Re: [RFC][PATCH] mips: Fix arch_spin_unlock()

From: Will Deacon
Date: Thu Jan 28 2016 - 04:57:28 EST


On Wed, Jan 27, 2016 at 03:38:36PM -0800, Paul E. McKenney wrote:
> On Wed, Jan 27, 2016 at 03:21:58PM +0000, Will Deacon wrote:
> > On Wed, Jan 27, 2016 at 03:54:21PM +0100, Peter Zijlstra wrote:
> > > On Wed, Jan 27, 2016 at 11:43:48AM +0000, Will Deacon wrote:
> > > > Do you know whether a SYNC 18 (RELEASE) followed in program order by a
> > > > SYNC 17 (ACQUIRE) creates a full barrier (i.e. something like SYNC 16)?
> > > >
> > > > If not, you may need to implement smp_mb__after_unlock_lock for RCU
> > > > to ensure globally transitive unlock->lock ordering should you decide
> > > > to relax your locking barriers.
> > >
> > > You know that is a tricky question. Maybe its easier if you give the 3
> > > cpu litmus test that goes with it.
> >
> > Sure, I was building up to that. I just wanted to make sure the basics
> > were there (program-order, so same CPU) before we go any further. It
> > sounds like they are, so that's promising.
> >
> > > Maciej, the tricky point is what, if any, effect the
> > > SYNC_RELEASE+SYNC_ACQUIRE pair has on an unrelated CPU. Please review
> > > the TRANSITIVITY section in Documentation/memory-barriers.txt and
> > > replace <general barrier> with the RELEASE+ACQUIRE pair.
> > >
> > > We've all (Will, Paul and me) had much 'fun' trying to decipher the
> > > MIPS64r6 manual but failed to reach a conclusion on this.
> >
> > For the inter-thread case, Paul had a previous example along the lines
> > of:
> >
> >
> > Wx=1
> > WyRel=1
> >
> > RyAcq=1
> > Rz=0
> >
> > Wz=1
> > smp_mb()
> > Rx=0
>
> Each paragraph being a separate thread, correct? If so, agreed.

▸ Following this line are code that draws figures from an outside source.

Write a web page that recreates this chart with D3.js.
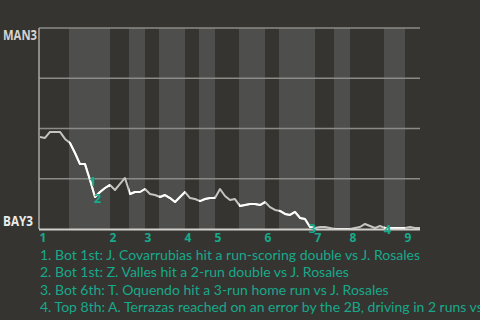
<!DOCTYPE html>
<html><head><meta charset="utf-8">
<script src="https://cdn.jsdelivr.net/npm/d3@7"></script>
<style>
html,body{margin:0;padding:0;background:#363430;}
svg{display:block;}
</style></head>
<body>
<script>
// Win probability for MAN3 (percent) after each plate appearance
const winProb = [45.8,45.3,48.3,48.3,48.3,44.8,42.8,37.8,32.3,32.3,24.4,15.9,18.4,20.4,21.9,19.4,22.4,25.4,17.4,18.4,
  18.4,19.9,17.4,16.9,15.9,16.9,15.4,13.4,15.9,18.4,15.4,14.9,13.9,14.9,15.4,15.4,19.9,16.4,14.4,14.9,
  11.4,11.9,12.4,12.4,11.9,13.4,10.9,9.5,9.0,7.5,7.0,8.5,5.5,5.0,1.0,0.5,1.0,1.0,0.5,0,
  0,0,0,0.5,1.0,2.5,1.5,0.5,1.5,0.5,0.5,0.5,0.5,0.5,1.0,0.5,0.5];
// half-inning boundaries (plate-appearance index)
const halfInningStarts = [0,5.8,14,17.8,21,23.8,29,31.8,35,39.8,45,47.8,55,58.8,62,68.8,73];
const lastIndex = 76;
const innings = ["1","2","3","4","5","6","7","8","9"];
const teams = ["MAN3","BAY3"];
const gridTicks = [0.25,0.5,0.75,1];
const annotations = [
  {label:"1", index:10, text:"1. Bot 1st: J. Covarrubias hit a run-scoring double vs J. Rosales"},
  {label:"2", index:11, text:"2. Bot 1st: Z. Valles hit a 2-run double vs J. Rosales"},
  {label:"3", index:54, text:"3. Bot 6th: T. Oquendo hit a 3-run home run vs J. Rosales"},
  {label:"4", index:69, text:"4. Top 8th: A. Terrazas reached on an error by the 2B, driving in 2 runs vs J. Rosales"}
];

const W=480,H=320;
const m={left:39,right:60,top:28,bottom:91};
const teal="#17a98b";
const svg=d3.select("body").append("svg").attr("width",W).attr("height",H);
const x=d3.scaleLinear().domain([-0.2,lastIndex]).range([m.left,W-m.right]);
const y=d3.scaleLinear().domain([0,1]).range([H-m.bottom,m.top]);

// bands
const bounds = halfInningStarts.concat([lastIndex]);
const halves = d3.range(halfInningStarts.length).map(i=>({s:bounds[i],e:bounds[i+1],bottom:i%2===1}));
svg.append("g").selectAll("rect").data(halves.filter(d=>d.bottom)).join("rect")
  .attr("x",d=>x(d.s)).attr("width",d=>x(d.e)-x(d.s))
  .attr("y",y(1)).attr("height",y(0)-y(1)).attr("fill","#4e4e4c");

// clip for bottom halves
const clip=svg.append("clipPath").attr("id","bot");
clip.selectAll("rect").data(halves.filter(d=>d.bottom)).join("rect")
  .attr("x",d=>x(d.s)).attr("width",d=>x(d.e)-x(d.s)).attr("y",0).attr("height",H);

// grid
svg.append("g").selectAll("line").data(gridTicks).join("line")
  .attr("x1",x(-0.2)).attr("x2",x(lastIndex)).attr("y1",d=>y(d)).attr("y2",d=>y(d))
  .attr("stroke","#8a8a86").attr("stroke-width",1.5);
svg.append("line").attr("x1",x(-0.2)).attr("x2",x(-0.2)).attr("y1",y(1)).attr("y2",y(0))
  .attr("stroke","#a8a8a4").attr("stroke-width",1.5);

// line
const line=d3.line().x((d,i)=>x(i)).y(d=>y(d/100));
svg.append("path").datum(winProb).attr("d",line).attr("fill","none")
  .attr("stroke","#c4c4c0").attr("stroke-width",2).attr("stroke-linejoin","round");
svg.append("path").datum(winProb).attr("d",line).attr("fill","none").attr("clip-path","url(#bot)")
  .attr("stroke","#ffffff").attr("stroke-width",2).attr("stroke-linejoin","round");

// bottom axis line
svg.append("line").attr("x1",x(-0.2)).attr("x2",x(lastIndex)).attr("y1",y(0)+0.5).attr("y2",y(0)+0.5)
  .attr("stroke","#cfcfcb").attr("stroke-width",2);

// team labels
svg.append("text").text(teams[0]).attr("x",3).attr("y",40)
  .attr("textLength",34).attr("lengthAdjust","spacingAndGlyphs")
  .attr("font-family","Open Sans").attr("font-weight","bold").attr("font-size",14.5).attr("fill","#d4d4d0");
svg.append("text").text(teams[1]).attr("x",3).attr("y",226)
  .attr("textLength",30).attr("lengthAdjust","spacingAndGlyphs")
  .attr("font-family","Open Sans").attr("font-weight","bold").attr("font-size",14).attr("fill","#ececea");

// inning labels
const topStarts = halfInningStarts.filter((d,i)=>i%2===0);
svg.append("g").selectAll("text").data(innings).join("text")
  .text(d=>d).attr("x",(d,i)=>x(topStarts[i])+3).attr("y",y(0)+12.5).attr("text-anchor","middle")
  .attr("font-family","Open Sans").attr("font-weight","bold").attr("font-size",12).attr("fill",teal);

// annotation markers
svg.append("g").selectAll("text").data(annotations).join("text")
  .text(d=>d.label).attr("x",d=>x(d.index)+2.5).attr("y",d=>y(winProb[d.index]/100)+6)
  .attr("text-anchor","middle").attr("font-family","Open Sans").attr("font-weight","bold")
  .attr("font-size",13).attr("fill",teal);

// annotation texts
svg.append("g").selectAll("text").data(annotations).join("text")
  .text(d=>d.text).attr("x",40).attr("y",(d,i)=>259.5+i*17.6)
  .attr("font-family","Lato").attr("font-size",14).attr("fill",teal);
</script>
</body></html>
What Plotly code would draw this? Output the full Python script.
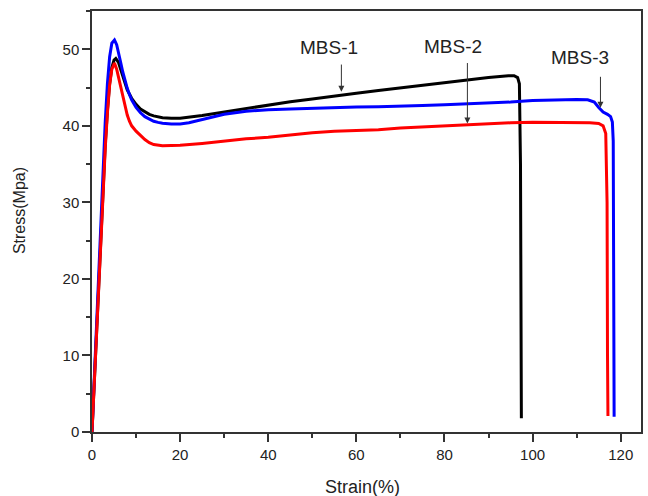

Yes, sorry for the shorthand:

- Each paragraph is a separate thread
- Wx=1 means WRITE_ONCE(x, 1), Rx=1 means READ_ONCE(x) returns 1
- WxRel means smp_store_release(x,1), RxAcq=1 means smp_load_acquire(x)
returns 1
- Everything is initially zero

> > and I suppose a variant of that:
> >
> >
> > Wx=1
> > WyRel=1
> >
> > RyAcq=1
> > Wz=1
> >
> > Rz=1
> > <address dependency>
> > Rx=0
>
> Agreed, this would be needed as well, along with the read-read and
> read-write variants. I picked the write-read version (Will's first
> test above) because write-read reordering is the most likely on
> hardware that I am aware of.

Question: if you replaced "Wz=1" with "WzRel=1" in my second test, would
it then be forbidden?

Will